Not Today

Warning: this post may contain triggers. Please avoid if you’re triggered by posts about suicide and suicide prevention.

Most of you know I struggle with suicidal ideation. This simply means thinking about or planning suicide.

I wanted to share today more about that. It’s probably one of the hardest things for me to be open about next to my psychosis. I don’t like to admit that I’ve been in this place before. There is a HUGE sense of shame with any mental illness let alone allowing it to get as far as I have in the past.

I’ve attempted to take my own life at least 3 times. Some of these were triggered by life events and some just happened without any real warning.

It is weird for me because when I try to recall these instances it’s like trying to see through fog or a dirty window. The memories just aren’t very clear.

The first attempt was when I was 21. Loki actually saved me. I had lined up and counted out 55 pills and I was ready. Then at the time baby Loki crawled into my lap. I held him and cried and just knew that I couldn’t leave him alone in such a cruel world.

My other attempts I’m not ready to talk about yet. One happened before Ben came into my life and at least one happened after he was in my life.

I wanted to let you all know some of my warning signs that might help you notice them in others. One of the first things I do when I actually have a plan is I try to start giving away things most precious to me to the people I love. It’s almost like I’m trying to get things in order. I also talk a lot about death. I’ll talk about how it happens, what happens after, etc. I become very calm and precise. I would say it’s almost an eerie calm.
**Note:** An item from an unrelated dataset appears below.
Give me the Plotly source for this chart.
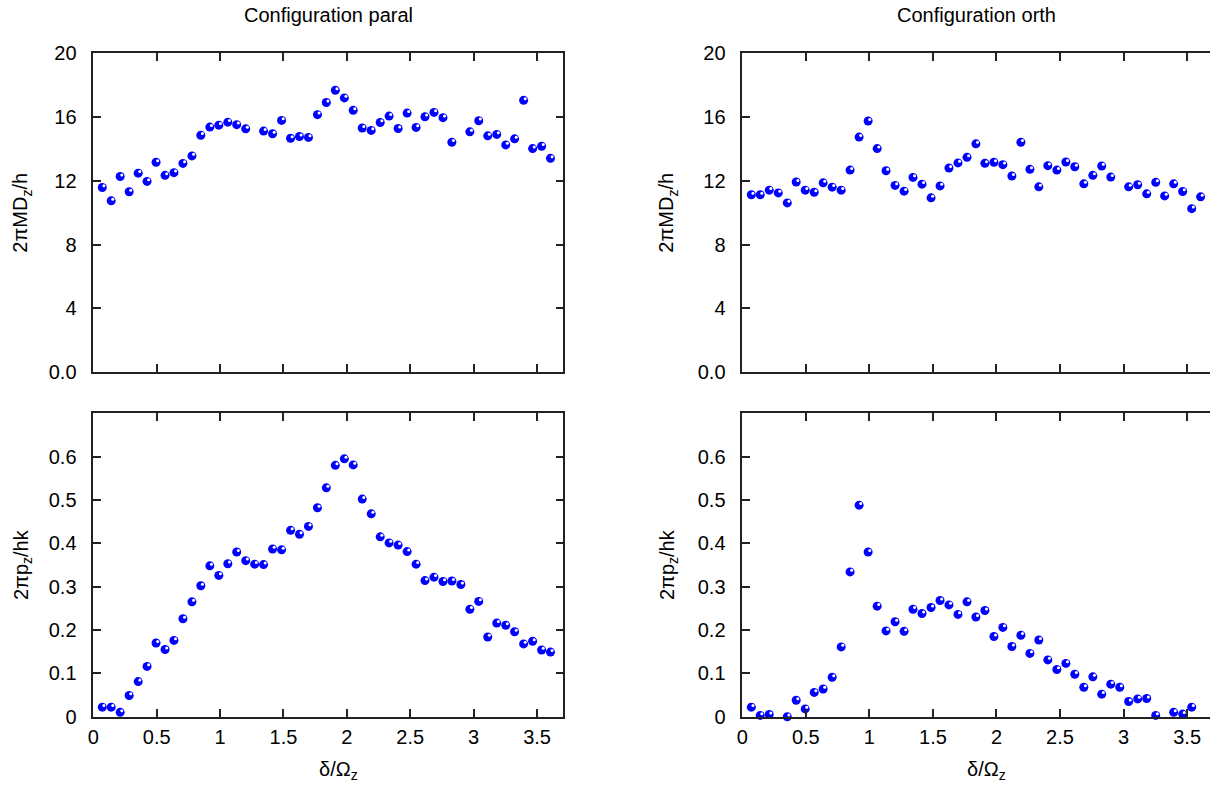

I don’t tell people about all of this to be macabre. I want to help others. I want loved ones to know what to look for. I love being able to be a mental health advocate and try and help. I hate making it personal and sharing my own story about suicidal thoughts.

Many of us who struggle will get a tattoo. You’ve seen them around they’re a tiny semicolon ; usually on someone’s hand. It represents for those who have survived a suicide attempt that they could have stopped but decided to keep going. I don’t care for that tattoo/symbol. But I do have my own little something.

I got this a few years ago. It is Arya Stark’s sword “Needle”. In Game of Thrones Arya’s sword/combat teacher asks her, “what do we say to the god of death?” The answer is, “not today.” My tattoo represents all the times I have said not today to death.

If you’re struggling or know someone who is, don’t be afraid to get help. I have many many times. It’s ok not to be ok.

What do we say to the god of death? Not today.